* [Exercise brief] Repeat everything from the line holding "Convert this chart" to the line holding "import seaborn as sns", inclusive, exactly. Leave out the rest.

* [Data records]

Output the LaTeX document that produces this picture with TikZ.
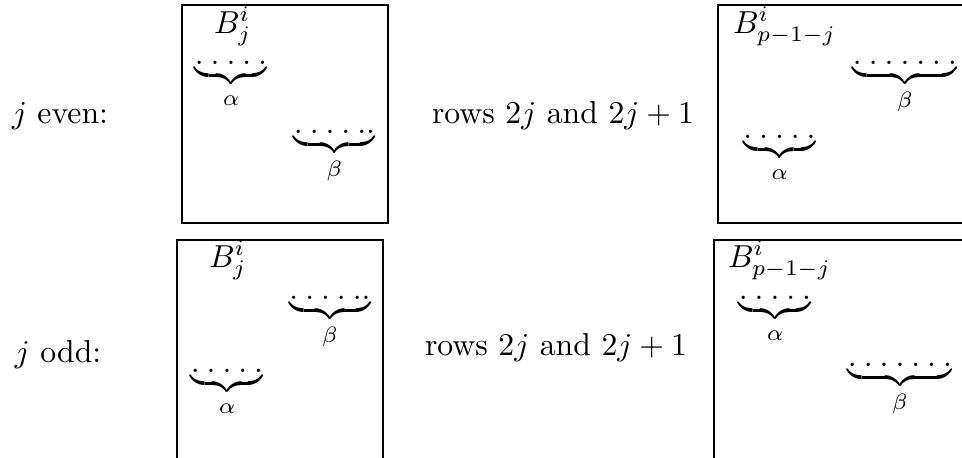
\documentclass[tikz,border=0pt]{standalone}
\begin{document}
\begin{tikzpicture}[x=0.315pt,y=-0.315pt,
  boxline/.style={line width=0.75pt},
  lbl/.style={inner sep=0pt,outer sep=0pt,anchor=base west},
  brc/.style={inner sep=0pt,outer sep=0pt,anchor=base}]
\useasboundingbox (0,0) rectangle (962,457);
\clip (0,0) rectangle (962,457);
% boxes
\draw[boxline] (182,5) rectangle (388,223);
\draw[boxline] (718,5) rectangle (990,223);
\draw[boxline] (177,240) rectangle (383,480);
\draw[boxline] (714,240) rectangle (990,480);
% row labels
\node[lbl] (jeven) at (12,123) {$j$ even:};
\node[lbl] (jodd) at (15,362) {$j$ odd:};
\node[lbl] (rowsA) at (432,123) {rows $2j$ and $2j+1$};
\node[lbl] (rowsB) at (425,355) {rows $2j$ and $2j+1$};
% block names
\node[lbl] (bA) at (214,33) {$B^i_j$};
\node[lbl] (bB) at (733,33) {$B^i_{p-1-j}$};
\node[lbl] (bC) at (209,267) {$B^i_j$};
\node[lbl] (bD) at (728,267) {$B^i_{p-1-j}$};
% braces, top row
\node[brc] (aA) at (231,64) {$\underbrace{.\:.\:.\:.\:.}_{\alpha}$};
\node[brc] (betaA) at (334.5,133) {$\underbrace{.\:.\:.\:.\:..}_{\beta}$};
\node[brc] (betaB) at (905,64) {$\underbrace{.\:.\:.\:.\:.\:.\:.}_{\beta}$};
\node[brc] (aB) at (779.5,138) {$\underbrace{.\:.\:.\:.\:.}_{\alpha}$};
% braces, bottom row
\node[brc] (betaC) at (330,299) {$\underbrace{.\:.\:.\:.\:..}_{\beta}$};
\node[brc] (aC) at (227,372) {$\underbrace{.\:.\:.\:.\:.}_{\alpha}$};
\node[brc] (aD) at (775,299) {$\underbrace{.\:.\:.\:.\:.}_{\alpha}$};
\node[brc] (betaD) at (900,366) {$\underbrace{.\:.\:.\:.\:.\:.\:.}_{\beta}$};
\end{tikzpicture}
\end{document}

==

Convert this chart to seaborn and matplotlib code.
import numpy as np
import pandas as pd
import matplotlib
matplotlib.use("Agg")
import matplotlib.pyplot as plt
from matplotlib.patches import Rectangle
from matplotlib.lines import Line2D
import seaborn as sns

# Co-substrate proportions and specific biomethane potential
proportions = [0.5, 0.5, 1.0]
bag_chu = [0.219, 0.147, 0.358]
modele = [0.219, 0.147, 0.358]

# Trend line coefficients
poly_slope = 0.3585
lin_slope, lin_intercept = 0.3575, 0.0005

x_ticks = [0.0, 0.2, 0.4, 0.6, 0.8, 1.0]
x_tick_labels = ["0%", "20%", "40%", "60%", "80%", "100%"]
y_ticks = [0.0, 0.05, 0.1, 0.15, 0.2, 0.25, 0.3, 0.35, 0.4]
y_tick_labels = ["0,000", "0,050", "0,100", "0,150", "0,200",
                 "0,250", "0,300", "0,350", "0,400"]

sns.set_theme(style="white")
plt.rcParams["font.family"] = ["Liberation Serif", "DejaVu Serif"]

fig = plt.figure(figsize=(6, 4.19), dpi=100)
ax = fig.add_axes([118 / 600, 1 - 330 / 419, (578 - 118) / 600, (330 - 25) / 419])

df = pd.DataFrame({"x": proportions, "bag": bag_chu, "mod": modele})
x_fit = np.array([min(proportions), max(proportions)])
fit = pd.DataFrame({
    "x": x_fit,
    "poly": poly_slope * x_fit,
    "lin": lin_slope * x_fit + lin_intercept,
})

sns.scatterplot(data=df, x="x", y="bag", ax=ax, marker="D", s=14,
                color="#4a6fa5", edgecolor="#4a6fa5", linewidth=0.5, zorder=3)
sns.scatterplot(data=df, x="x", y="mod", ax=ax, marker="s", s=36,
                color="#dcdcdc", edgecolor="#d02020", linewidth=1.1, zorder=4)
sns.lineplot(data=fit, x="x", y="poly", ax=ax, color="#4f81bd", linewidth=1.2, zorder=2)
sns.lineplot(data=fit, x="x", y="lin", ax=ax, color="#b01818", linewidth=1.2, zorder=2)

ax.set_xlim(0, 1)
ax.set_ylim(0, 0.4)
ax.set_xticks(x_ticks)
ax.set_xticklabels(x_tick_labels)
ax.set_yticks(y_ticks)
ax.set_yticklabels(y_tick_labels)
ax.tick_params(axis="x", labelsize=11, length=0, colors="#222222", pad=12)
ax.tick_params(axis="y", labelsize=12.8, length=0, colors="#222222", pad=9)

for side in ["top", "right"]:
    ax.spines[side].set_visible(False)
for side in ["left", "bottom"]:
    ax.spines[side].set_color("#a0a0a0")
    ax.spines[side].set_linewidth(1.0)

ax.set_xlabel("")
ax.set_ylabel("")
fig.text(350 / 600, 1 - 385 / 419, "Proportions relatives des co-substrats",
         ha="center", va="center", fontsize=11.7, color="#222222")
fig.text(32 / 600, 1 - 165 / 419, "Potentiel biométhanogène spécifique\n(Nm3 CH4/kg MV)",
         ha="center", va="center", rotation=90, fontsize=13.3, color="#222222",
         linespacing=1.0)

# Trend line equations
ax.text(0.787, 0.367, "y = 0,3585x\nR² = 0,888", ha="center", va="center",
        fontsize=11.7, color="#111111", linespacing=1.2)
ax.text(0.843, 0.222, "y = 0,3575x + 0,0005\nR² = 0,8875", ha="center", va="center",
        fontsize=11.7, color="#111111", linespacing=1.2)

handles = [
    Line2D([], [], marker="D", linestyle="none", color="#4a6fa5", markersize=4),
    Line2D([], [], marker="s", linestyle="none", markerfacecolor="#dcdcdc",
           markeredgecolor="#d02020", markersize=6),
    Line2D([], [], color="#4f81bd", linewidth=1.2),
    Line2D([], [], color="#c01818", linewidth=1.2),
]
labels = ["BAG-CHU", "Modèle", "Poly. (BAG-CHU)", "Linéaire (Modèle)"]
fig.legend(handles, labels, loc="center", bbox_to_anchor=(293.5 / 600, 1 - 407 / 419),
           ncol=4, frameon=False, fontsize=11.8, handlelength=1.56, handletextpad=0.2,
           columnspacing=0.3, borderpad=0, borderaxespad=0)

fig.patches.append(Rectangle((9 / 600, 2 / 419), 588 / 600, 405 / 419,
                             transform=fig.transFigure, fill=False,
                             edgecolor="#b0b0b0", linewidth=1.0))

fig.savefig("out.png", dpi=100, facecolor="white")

* [Correct response]
Convert this chart to seaborn and matplotlib code.
import numpy as np
import pandas as pd
import matplotlib
matplotlib.use("Agg")
import matplotlib.pyplot as plt
from matplotlib.patches import Rectangle
from matplotlib.lines import Line2D
import seaborn as sns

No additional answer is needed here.